Someone finds something: a note in the street, an old picture at a boot sale.  A postcard falls out of a book purchased from a charity shop.  Found objects have been redeemed in the 21st century, and we look for them to redeem us. How much distance does there have to be between the finder and the found thing for it to be worthy of being found?

They are in so many ways the diametric opposite of “readymade ” found art where the ordinary is made precious by the authority of an artist, although in both cases there is a recognition of the “thisness” of the everyday. In found vernacular photography the artist’s authority is that they be ordinary, that the image be made as a sincere effort to document that person’s interests. Vernacular photography is necessarily not  formally “precious”, but it is precious- as an artifact or byproduct of experience.  As a document of someone’s way of life it has the scent of authenticity precisely because there appears to have been no larger agenda,  no cultural program attached to the picture. No agenda and we take the picture to be “honest”.

How much distance does there have to be between the finder and the found thing for it to be worthy of being found, for it to be a found thing that is neither too familiar nor too foreign?  With magazine and website  Found, Davy Rothbart and his crew have collected thousands of contributions, including many pictures , that are humorous, poignant, powerful, and they are brilliant in setting the tone that allows the thing to be both familiar and strange at once.   There are many collections of found photography on line, and a number of recent books. Lost and Found in America is a collection of pictures rejected by a Boston photo lab in 1968.  Thomas Dworzak’s Taliban is a great example of a narrative built out of a thoughtfully collected body of images.  Other People’s Pictures is a documentary about vernacular photography collectors made by some friends of mine, and they thoughtfully explore the appeal of found pictures. (After I photographed their wedding they gave me a found wedding album, which was actually kind of sad.)

My favorite website of vernacular photography is Square America . I love it not only because it is seemingly endless or because the images cover a huge chunk of 20th century American history, but because the pictures are unfailingly interesting. This is probably because of the hand of the site’s collector/ curator, and I appreciate his efforts to present entire groups of pictures. I don’t know how much he edits the selections but I find a lot of his groups intriguing, moving, beautiful.

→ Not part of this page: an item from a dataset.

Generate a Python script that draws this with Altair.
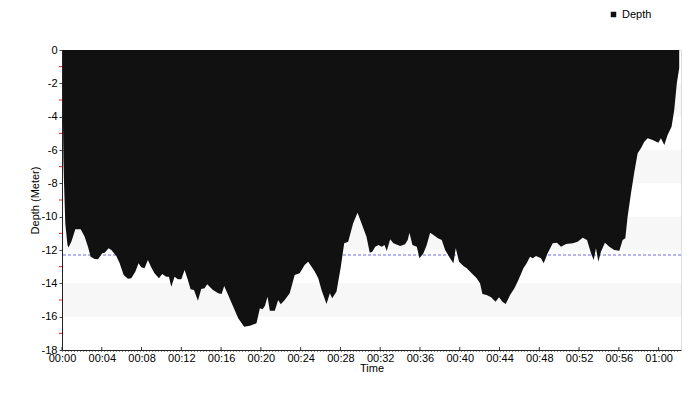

I’m especially taken by two groups of pictuers taken off of TV screens in the 1950s and 1960s. One is an annotated collection of pictures of tv and film actresses , the other is pictures of coverage of JFK’s assassination .  The tv is often visible as are parts of the room behind it.  You’re at once aware of the TV as a window and as a barrier, of the electricity of it, and of the mediated images luminously transported into the private home with that electricity. And you see all that at the same time as you see something of what’s going on in the photographer’s mind, as they make pictures of something that matters.  And now, thanks to Square America, we have these incredible documents that describe and evoke not only what was in the world, but also how it was perceived and how it mattered.